A empresa tem outros três contratos com a gestão municipal, todos para a locação de veículos e caminhões. São mais R$ 5.029.362,78 contratados, dos quais, de 2018 até agora, R$ 4.151.660,17 foram pagos.
Assinatura - Apesar de informar em depoimento na Delegacia de Polícia de Terenos que possui renda mensal de cerca de R$ 2,5 mil, Adir Paulino Fernandes é quem pactua as prestações de serviço com a prefeitura e assina também vários aditivos, conforme publicações no Diário Oficial de Campo Grande.
A JR Comércio e Serviços presta serviços também para a secretarias de Assistência Social, Educação e Saúde. Só esse ano, teve três contratos aditivados, ou para a Comercial JR continuar como fornecedora por mais tempo ou para reajuste de valores.
Prisão – Tanto Fernandes quanto a sede da empresa eram alvos de mandados de busca e apreensão expedidos a pedido do Gaeco para a deflagração da Operação Cascalhos de Areia. Na quinta-feira (15), a força-tarefa saiu às ruas de Mato Grosso do Sul em busca de provas contra esquema de corrupção e desvios milionários.
O dono da Chácara Santa Dirce acabou preso porque, conforme boletim de ocorrência, policiais do Batalhão de Choque que vasculhavam a propriedade rural encontraram, debaixo da cama de um dos quartos, uma arma de fogo calibre 32 com duas munições intactas e duas deflagradas.
No interrogatório, acompanhado por advogado, ele disse que a arma pertencia ao pai que faleceu aos 92 anos e acredita que o revólver tenha mais de 100 anos, pois desde criança sabia da existência dele. Ressaltou ainda que nunca havia usado a arma e se soubesse que poderia “dar problema” já teria se livrado dela.

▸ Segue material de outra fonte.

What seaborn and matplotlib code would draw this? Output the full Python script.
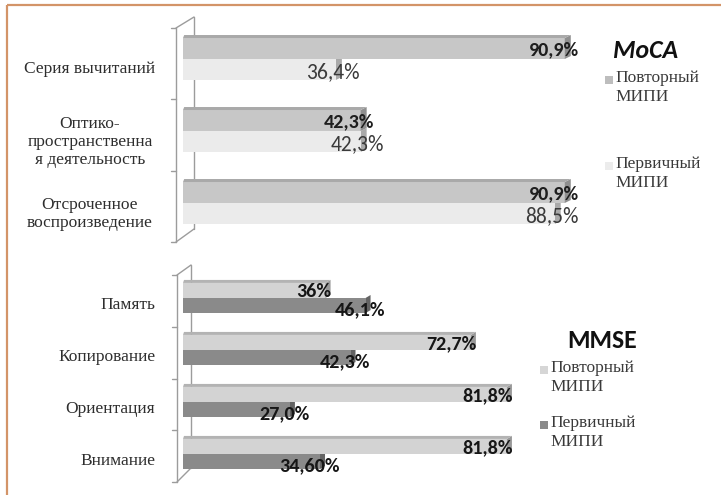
import matplotlib
matplotlib.use("Agg")
import matplotlib.pyplot as plt
import seaborn as sns
import pandas as pd
from matplotlib.patches import Polygon, Rectangle
from matplotlib.transforms import ScaledTranslation, IdentityTransform

# ---- data -----------------------------------------------------------------
series = ["Повторный МИПИ", "Первичный МИПИ"]

moca_categories = ["Серия вычитаний",
                   "Оптико-\nпространственна\nя деятельность",
                   "Отсроченное\nвоспроизведение"]
moca_repeat = [90.9, 42.3, 90.9]
moca_primary = [36.4, 42.3, 88.5]
moca_repeat_labels = ["90,9%", "42,3%", "90,9%"]
moca_primary_labels = ["36,4%", "42,3%", "88,5%"]

mmse_categories = ["Память", "Копирование", "Ориентация", "Внимание"]
mmse_repeat = [36.0, 72.7, 81.8, 81.8]
mmse_primary = [46.1, 42.3, 27.0, 34.6]
mmse_repeat_labels = ["36%", "72,7%", "81,8%", "81,8%"]
mmse_primary_labels = ["46,1%", "42,3%", "27,0%", "34,60%"]

# ---- style ----------------------------------------------------------------
sns.set_theme(style="white")
SANS = ["Carlito", "Open Sans", "DejaVu Sans"]
SERIF = ["Liberation Serif", "DejaVu Serif"]
SERIF_SIZE = 12.5
plt.rcParams["font.family"] = SERIF

W, H = 721, 495
fig = plt.figure(figsize=(W / 100, H / 100), dpi=100)
fig.patch.set_facecolor("white")


def px_axes(x0, y0, x1, y1, **kw):
    return fig.add_axes([x0 / W, 1 - y1 / H, (x1 - x0) / W, (y1 - y0) / H], **kw)


def shade(c, f):
    r, g, b = matplotlib.colors.to_rgb(c)
    return (r * f, g * f, b * f)


def bar_panel(ax, cats, rep, prim, colors, width, label_specs, label_shift_px,
              label_pad_pt):
    df = pd.DataFrame({
        "category": cats * 2,
        "series": [series[0]] * len(cats) + [series[1]] * len(cats),
        "value": rep + prim,
    })
    sns.barplot(data=df, y="category", x="value", hue="series",
                hue_order=series, order=cats, palette=colors, orient="h",
                width=width, saturation=1, linewidth=0, legend=False, ax=ax)
    ax.set_xlim(0, 100)
    ax.set_ylim(len(cats) - 0.5, -0.5)
    ax.set_xlabel("")
    ax.set_ylabel("")
    ax.set_xticks([])
    for s in ax.spines.values():
        s.set_visible(False)
    ax.tick_params(axis="y", length=0, pad=label_pad_pt)
    ax.patch.set_alpha(0)

    # data labels at the bar ends
    for cont, (labels, weight, size, color, dx, dy) in zip(ax.containers, label_specs):
        anns = ax.bar_label(cont, labels=labels, label_type="edge", padding=0,
                            fontsize=size, fontweight=weight, color=color,
                            family=SANS, zorder=5)
        for a in anns:
            a.set_ha("right")
            a.xyann = (dx, -dy)
            a.set_annotation_clip(False)

    # shift category labels down slightly
    off = ScaledTranslation(0, -label_shift_px / 100, fig.dpi_scale_trans)
    for lab in ax.get_yticklabels():
        lab.set_transform(lab.get_transform() + off)
    return ax


def add_depth(ax, colors, dx=6, dy=3):
    """Top and side faces that give the bars a shallow 3-D look."""
    fig.canvas.draw()
    for k, cont in enumerate(ax.containers):
        base = colors[k]
        for p in cont.patches:
            bb = p.get_window_extent()
            x0, x1, y0, y1 = bb.x0, bb.x1, bb.y0, bb.y1
            z = 0.5 if k == 1 else 1.5
            side = Polygon([(x1, y0), (x1, y1), (x1 + dx, y1 + dy), (x1 + dx, y0 + dy)],
                           closed=True, facecolor=shade(base, 0.72), edgecolor="none",
                           transform=IdentityTransform(), zorder=z, clip_on=False)
            ax.add_patch(side)
            if k == 0:
                top = Polygon([(x0, y1), (x1, y1), (x1 + dx, y1 + dy), (x0 + dx * 0.2, y1 + dy)],
                              closed=True, facecolor=shade(base, 0.85), edgecolor="none",
                              transform=IdentityTransform(), zorder=z, clip_on=False)
                ax.add_patch(top)


# ---- overlay for frame, walls and legends (pixel coordinates) -------------
over = fig.add_axes([0, 0, 1, 1], zorder=-1)
over.set_xlim(0, W)
over.set_ylim(H, 0)
over.axis("off")

# ---- MoCA panel -----------------------------------------------------------
moca_colors = ["#c7c7c7", "#ebebeb"]
ax_top = px_axes(183, 23, 603, 239)
bar_panel(ax_top, moca_categories, moca_repeat, moca_primary, moca_colors, 0.583,
          [(moca_repeat_labels, "bold", 14.5, "#1e1e1e", 10, 1),
           (moca_primary_labels, "normal", 15.5, "#3a3a3a", 17, 2)],
          label_shift_px=8, label_pad_pt=67)
for lab in ax_top.get_yticklabels():
    lab.set_ha("center")
    lab.set_multialignment("center")
    lab.set_fontsize(SERIF_SIZE)
    lab.set_color("#2e2e2e")
    lab.set_family(SERIF)
    lab.set_linespacing(1.15)

# ---- MMSE panel -----------------------------------------------------------
mmse_colors = ["#d3d3d3", "#8a8a8a"]
ax_bot = px_axes(183, 272, 579, 480)
bar_panel(ax_bot, mmse_categories, mmse_repeat, mmse_primary, mmse_colors, 0.58,
          [(mmse_repeat_labels, "bold", 14.5, "#161616", 4, 1),
           (mmse_primary_labels, "bold", 14.5, "#161616", 14, 3)],
          label_shift_px=5, label_pad_pt=20)
for lab in ax_bot.get_yticklabels():
    lab.set_fontsize(SERIF_SIZE)
    lab.set_color("#2e2e2e")
    lab.set_family(SERIF)

add_depth(ax_top, moca_colors)
add_depth(ax_bot, mmse_colors, dx=5, dy=3)

# ---- frame ---------------------------------------------------------------
over.plot([7, W], [5, 5], color="#d39468", lw=1.6, solid_capstyle="butt")
over.plot([7, 7], [5, H], color="#d39468", lw=1.6, solid_capstyle="butt")


# ---- side walls -------------------------------------------------------------
def wall(x_front, top, bottom, n, back_dx, back_dy, back_bottom_dy):
    c = "#9c9c9c"
    xb = x_front + back_dx
    over.plot([x_front, x_front], [top, bottom], color=c, lw=1)
    over.plot([xb, xb], [top - back_dy, bottom - back_bottom_dy], color=c, lw=1)
    over.plot([x_front, xb], [top, top - back_dy], color=c, lw=1)
    over.plot([x_front, xb], [bottom, bottom - back_bottom_dy], color=c, lw=1)
    step = (bottom - top) / n
    for i in range(n + 1):
        y = top + i * step
        over.plot([x_front - 5, x_front], [y, y], color=c, lw=1)


wall(176, 28, 242, 3, 18, 11, 13)
wall(177, 275, 482, 4, 14, 10, 14)

# ---- legends --------------------------------------------------------------
def legend_block(x_sq, title, title_xy, title_style, entries):
    over.text(title_xy[0], title_xy[1], title, ha="center", va="center",
              fontsize=18.5, fontweight="bold", fontstyle=title_style,
              family=SANS, color="#111111")
    for (y, label, color) in entries:
        over.add_patch(Rectangle((x_sq, y - 4), 8, 8, facecolor=color,
                                 edgecolor="none"))
        over.text(x_sq + 10, y - 10, label, ha="left", va="top",
                  fontsize=SERIF_SIZE, family=SERIF, color="#3a3a3a",
                  linespacing=1.25)


legend_block(605, "MoCA", (646, 50), "italic",
             [(80, "Повторный\nМИПИ", "#bdbdbd"),
              (166, "Первичный\nМИПИ", "#ececec")])
legend_block(540, "MMSE", (602, 340), "normal",
             [(370, "Повторный\nМИПИ", "#d6d6d6"),
              (425, "Первичный\nМИПИ", "#8a8a8a")])

fig.savefig("out.png", dpi=100)
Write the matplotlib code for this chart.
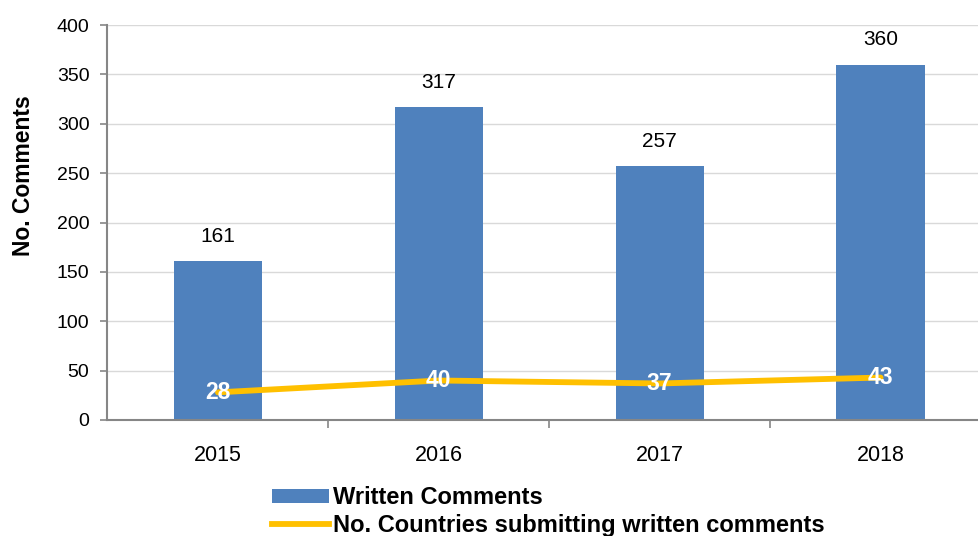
import matplotlib
matplotlib.use("Agg")
import matplotlib.pyplot as plt
from matplotlib.lines import Line2D
from matplotlib.patches import Patch

years = ["2015", "2016", "2017", "2018"]
written_comments = [161, 317, 257, 360]
countries = [28, 40, 37, 43]
yticks = [0, 50, 100, 150, 200, 250, 300, 350, 400]

bar_color = "#4F81BD"
line_color = "#FFC000"

plt.rcParams['font.family'] = ['Liberation Sans', 'DejaVu Sans']

fig = plt.figure(figsize=(9.79, 5.36), dpi=100)
ax = fig.add_axes([107.5 / 979, 1 - 420 / 536, (991 - 107.5) / 979, (420 - 25) / 536])

x = list(range(len(years)))
ax.bar(x, written_comments, width=0.4, color=bar_color, zorder=2)
ax.plot(x, countries, color=line_color, linewidth=4.2, zorder=3, solid_capstyle='round')

for xi, v in zip(x, written_comments):
    ax.annotate(str(v), (xi, v), xytext=(0, 11), textcoords='offset points',
                ha='center', va='bottom', fontsize=15, color='black')
for xi, v in zip(x, countries):
    ax.text(xi, v, str(v), ha='center', va='center', fontsize=16.5, fontweight='bold',
            color='white', zorder=4, family=['Liberation Sans Narrow', 'Liberation Sans'])

ax.set_xlim(-0.5, len(years) - 0.5)
ax.set_ylim(0, 400)
ax.set_yticks(yticks)
ax.set_yticklabels([str(t) for t in yticks], fontsize=14)
ax.set_xticks(x)
ax.set_xticklabels(years, fontsize=15.5)
ax.tick_params(axis='x', length=0, pad=18)
ax.set_xticks([i + 0.5 for i in range(len(years) - 1)], minor=True)
ax.tick_params(axis='x', which='minor', length=6, color='#868686', width=1.2)
ax.tick_params(axis='y', length=5, color='#868686', width=1.2, pad=8)

ax.yaxis.grid(True, color='#D9D9D9', linewidth=1, zorder=0)
ax.set_axisbelow(True)
for s in ['top', 'right']:
    ax.spines[s].set_visible(False)
for s in ['left', 'bottom']:
    ax.spines[s].set_color('#868686')
    ax.spines[s].set_linewidth(1.5)

ax.set_ylabel("No. Comments", fontsize=16.5, fontweight='bold')
ax.yaxis.set_label_coords((35 - 107.5) / 883.5, (420 - 176) / 395)

handles = [Patch(facecolor=bar_color, edgecolor='none'),
           Line2D([0], [0], color=line_color, linewidth=4.2)]
labels = ["Written Comments", "No. Countries submitting written comments"]
fig.legend(handles, labels, loc='upper left', bbox_to_anchor=(272 / 979, 1 - 486 / 536),
           frameon=False, prop={'weight': 'bold', 'size': 17},
           handlelength=2.4, handleheight=0.55, handletextpad=0.2, labelspacing=0.2,
           borderpad=0, borderaxespad=0)

fig.savefig("out.png", dpi=100)
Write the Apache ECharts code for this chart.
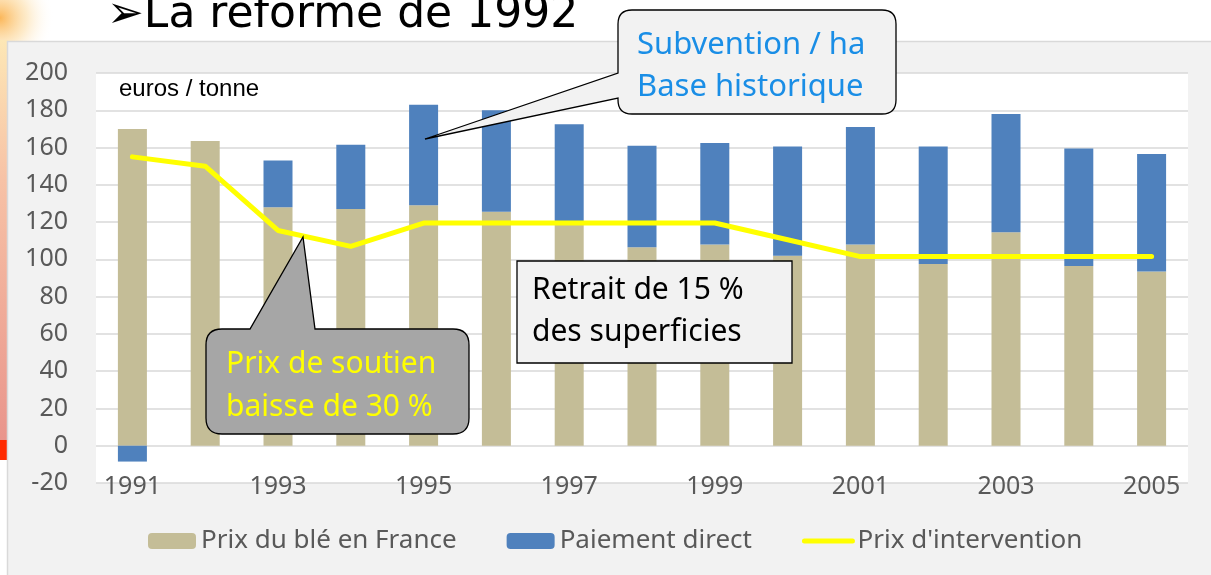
<!DOCTYPE html>
<html>
<head>
<meta charset="utf-8">
<script src="https://cdn.jsdelivr.net/npm/echarts@6/dist/echarts.min.js"></script>
<style>
html,body{margin:0;padding:0;background:#fff;}
#c{width:1211px;height:575px;}
</style>
</head>
<body>
<div id="c"></div>
<script>
// ---- data ----
const years = ['1991','1992','1993','1994','1995','1996','1997','1998','1999','2000','2001','2002','2003','2004','2005'];
const prixBle = [170, 163.5, 128, 127, 129, 125.5, 120, 106.5, 108, 102, 108, 97.5, 114.5, 96.5, 93.5];
const paiementDirect = [-8.5, 0, 25, 34.5, 54, 54.5, 52.5, 54.5, 54.5, 58.5, 63, 63, 63.5, 63, 63];
const prixIntervention = [155, 150, 115.5, 107, 119.5, 119.5, 119.5, 119.5, 119.5, 110.5, 101.5, 101.5, 101.5, 101.5, 101.5];
const seriesNames = ['Prix du blé en France', 'Paiement direct', "Prix d'intervention"];
const yMin = -20, yMax = 200, yStep = 20;

// callout outlines (SVG path data)
echarts.graphic.registerShape('calloutSubvention', echarts.graphic.extendPath(
  'M 632 10 H 882 Q 896 10 896 24 V 100 Q 896 114 882 114 H 632 Q 618 114 618 100 V 98 L 425 139 L 618 73 V 24 Q 618 10 632 10 Z'));
echarts.graphic.registerShape('calloutSoutien', echarts.graphic.extendPath(
  'M 222 329 H 250 L 303 237 L 315 329 H 453 Q 469 329 469 345 V 418 Q 469 434 453 434 H 222 Q 206 434 206 418 V 345 Q 206 329 222 329 Z'));

const chart = echarts.init(document.getElementById('c'), null, {renderer: 'canvas'});
const txtFont = '"Noto Sans", "Open Sans", sans-serif';

const option = {
  animation: false,
  backgroundColor: '#ffffff',
  grid: {left: 96, right: 23, top: 73, height: 410, show: true, backgroundColor: '#ffffff', borderWidth: 0},
  legend: {
    left: 148, top: 528, padding: 0,
    itemWidth: 48, itemHeight: 16, itemGap: 50,
    textStyle: {fontFamily: txtFont, fontSize: 26, color: '#595959'},
    data: [
      seriesNames[0],
      seriesNames[1],
      {name: seriesNames[2], itemStyle: {color: 'rgba(0,0,0,0)', borderWidth: 0, opacity: 0},
       lineStyle: {width: 5, color: '#ffff00', cap: 'round'}}
    ]
  },
  xAxis: {
    type: 'category', data: years,
    axisLine: {show: false, onZero: false}, axisTick: {show: false},
    axisLabel: {interval: 1, margin: -9, fontFamily: txtFont, fontSize: 25, color: '#595959'}
  },
  yAxis: {
    type: 'value', min: yMin, max: yMax, interval: yStep,
    axisLine: {show: false}, axisTick: {show: false},
    axisLabel: {margin: 28, fontFamily: txtFont, fontSize: 25, color: '#595959'},
    splitLine: {lineStyle: {color: '#d9d9d9', width: 1.5}}
  },
  series: [
    {name: seriesNames[0], type: 'bar', stack: 'p', data: prixBle, barWidth: 29,
     itemStyle: {color: '#c4bd97'}},
    {name: seriesNames[1], type: 'bar', stack: 'p', data: paiementDirect, barWidth: 29,
     itemStyle: {color: '#4f81bd'}},
    {name: seriesNames[2], type: 'line', data: prixIntervention, symbol: 'none', z: 5,
     lineStyle: {color: '#ffff00', width: 5, cap: 'round', join: 'round'}, itemStyle: {color: '#ffff00'}}
  ],
  graphic: [
    {type: 'rect', z: -20, shape: {x: 0, y: 0, width: 70, height: 60},
     style: {fill: new echarts.graphic.RadialGradient(0, 0.3, 0.9, [
       {offset: 0, color: 'rgba(250,170,60,0.85)'}, {offset: 0.5, color: 'rgba(252,215,150,0.5)'}, {offset: 1, color: 'rgba(255,255,255,0)'}])}},
    {type: 'rect', z: -20, shape: {x: 0, y: 40, width: 8, height: 400},
     style: {fill: new echarts.graphic.LinearGradient(0, 0, 0, 1, [
       {offset: 0, color: '#fde7b5'}, {offset: 0.35, color: '#f7c2a6'}, {offset: 1, color: '#e9958c'}])}},
    {type: 'rect', z: -20, shape: {x: 0, y: 440, width: 8, height: 20}, style: {fill: '#ff2a00'}},
    {type: 'rect', z: -15, shape: {x: 7.5, y: 41.5, width: 1210, height: 540},
     style: {fill: '#f2f2f2', stroke: '#d9d9d9', lineWidth: 1.5}},
    {type: 'text', z: 50, x: 107, y: 16,
     style: {text: '\u27A2La réforme de 1992', font: '44px "DejaVu Sans", sans-serif', fill: '#000', verticalAlign: 'middle'}},
    {type: 'text', z: 50, x: 119, y: 89,
     style: {text: 'euros / tonne', font: '24px "Liberation Sans", Arial, sans-serif', fill: '#000', verticalAlign: 'middle'}},
    {type: 'calloutSubvention', z: 100, shape: {},
     style: {fill: '#f2f2f2', stroke: '#000', lineWidth: 1.3}},
    {type: 'text', z: 101, x: 637, y: 45,
     style: {text: 'Subvention / ha', font: '31px ' + txtFont, fill: '#1a8ee6', verticalAlign: 'middle'}},
    {type: 'text', z: 101, x: 637, y: 87,
     style: {text: 'Base historique', font: '31px ' + txtFont, fill: '#1a8ee6', verticalAlign: 'middle'}},
    {type: 'calloutSoutien', z: 100, shape: {},
     style: {fill: '#a6a6a6', stroke: '#000', lineWidth: 1.3}},
    {type: 'text', z: 101, x: 226, y: 364,
     style: {text: 'Prix de soutien', font: '30px ' + txtFont, fill: '#ffff00', verticalAlign: 'middle'}},
    {type: 'text', z: 101, x: 226, y: 407,
     style: {text: 'baisse de 30 %', font: '30px ' + txtFont, fill: '#ffff00', verticalAlign: 'middle'}},
    {type: 'rect', z: 100, shape: {x: 517, y: 261, width: 275, height: 102},
     style: {fill: '#f2f2f2', stroke: '#000', lineWidth: 1.3}},
    {type: 'text', z: 101, x: 532, y: 290,
     style: {text: 'Retrait de 15 %', font: '30px ' + txtFont, fill: '#000', verticalAlign: 'middle'}},
    {type: 'text', z: 101, x: 532, y: 332,
     style: {text: 'des superficies', font: '30px ' + txtFont, fill: '#000', verticalAlign: 'middle'}}
  ]
};
chart.setOption(option);
</script>
</body>
</html>
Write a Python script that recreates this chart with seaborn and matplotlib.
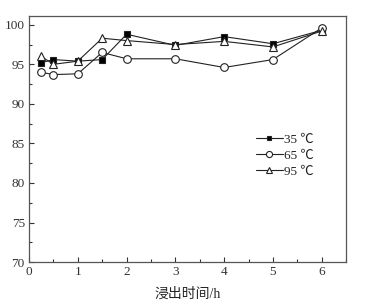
import matplotlib
matplotlib.use("Agg")
import matplotlib.pyplot as plt
import seaborn as sns
import pandas as pd
from matplotlib.ticker import MultipleLocator

times = [0.25, 0.5, 1, 1.5, 2, 3, 4, 5, 6]
t35 = [95.2, 95.6, 95.4, 95.6, 98.8, 97.4, 98.5, 97.6, 99.3]
t65 = [94.0, 93.7, 93.8, 96.5, 95.7, 95.7, 94.6, 95.6, 99.6]
t95 = [96.0, 95.0, 95.4, 98.3, 98.0, 97.5, 97.9, 97.2, 99.2]
labels = ["35 ℃", "65 ℃", "95 ℃"]
xlabel = "浸出时间/h"

sns.set_theme(style="ticks")
plt.rcParams['font.family'] = ['Liberation Serif', 'Noto Sans CJK SC', 'DejaVu Sans']

fig = plt.figure(figsize=(3.77, 3.03), dpi=100)
ax = fig.add_axes([0.077, 0.135, 0.841, 0.812])

series = [(t35, labels[0], 's', 'black', 3.8),
          (t65, labels[1], 'o', 'white', 5.5),
          (t95, labels[2], '^', 'white', 6.0)]
for vals, lab, mk, fc, ms in series:
    df = pd.DataFrame({"t": times, "v": vals})
    sns.lineplot(data=df, x="t", y="v", ax=ax, color="#222222", lw=0.8,
                 marker=mk, markersize=ms, markerfacecolor=fc,
                 markeredgecolor="#222222", markeredgewidth=0.8, label=lab)

ax.set_xlim(0, 6.5)
ax.set_ylim(70, 101.1)
ax.xaxis.set_major_locator(MultipleLocator(1))
ax.xaxis.set_minor_locator(MultipleLocator(0.5))
ax.yaxis.set_major_locator(MultipleLocator(5))
ax.yaxis.set_minor_locator(MultipleLocator(2.5))
ax.tick_params(which='both', direction='in', top=False, right=False,
               labelsize=9.5, colors='#333333', pad=3)
ax.tick_params(which='major', length=3.5, width=0.8)
ax.tick_params(which='minor', length=2, width=0.8)
for s in ax.spines.values():
    s.set_color('#555555')
    s.set_linewidth(0.9)
ax.set_xlabel(xlabel, fontsize=10, color='#222222', labelpad=7)
ax.set_ylabel("")

leg = ax.legend(loc='upper left', bbox_to_anchor=(0.70, 0.545), frameon=False,
                fontsize=9.5, handlelength=2.0, handletextpad=0.1,
                labelspacing=0.3, borderaxespad=0, markerscale=0.8)
for t in leg.get_texts():
    t.set_color('#222222')

fig.savefig("out.png", dpi=100, facecolor='white')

Outro lado - A reportagem tentou contato com Adir Paulino pelo número que ele deixou registrado no auto de prisão em flagrante, mas a linha cai direto na caixa postal.
O advogado que o acompanhou na delegacia, Paulo Ernesto Valli, informou que representa Fernandes apenas na investigação e futura ação penal pela posse irregular de arma. Ainda não tem conhecimento sobre o teor das acusações do Gaeco e só poderá responder pelo cliente quanto as suspeita levantadas pela operação se for contratado para atua nesta seara.
Esquema investigado – A denúncia que motivou as investigações preliminares fala em contratações “de fachada” para cascalhar ruas da cidade sem asfalto e serviços não são executados. O Gaeco suspeita que os valores previstos para as obras eram usados, na verdade, para a compra de imóveis para o ex-prefeito Marquinhos Trad e sua família.
A investigação apura crimes de peculato, corrupção, fraude à licitação e lavagem de dinheiro, relativos a contratos para manutenção de vias não pavimentadas e locação de maquinário de veículos na Capital. Os alvos foram as empresa, empreiteiros e servidores públicos.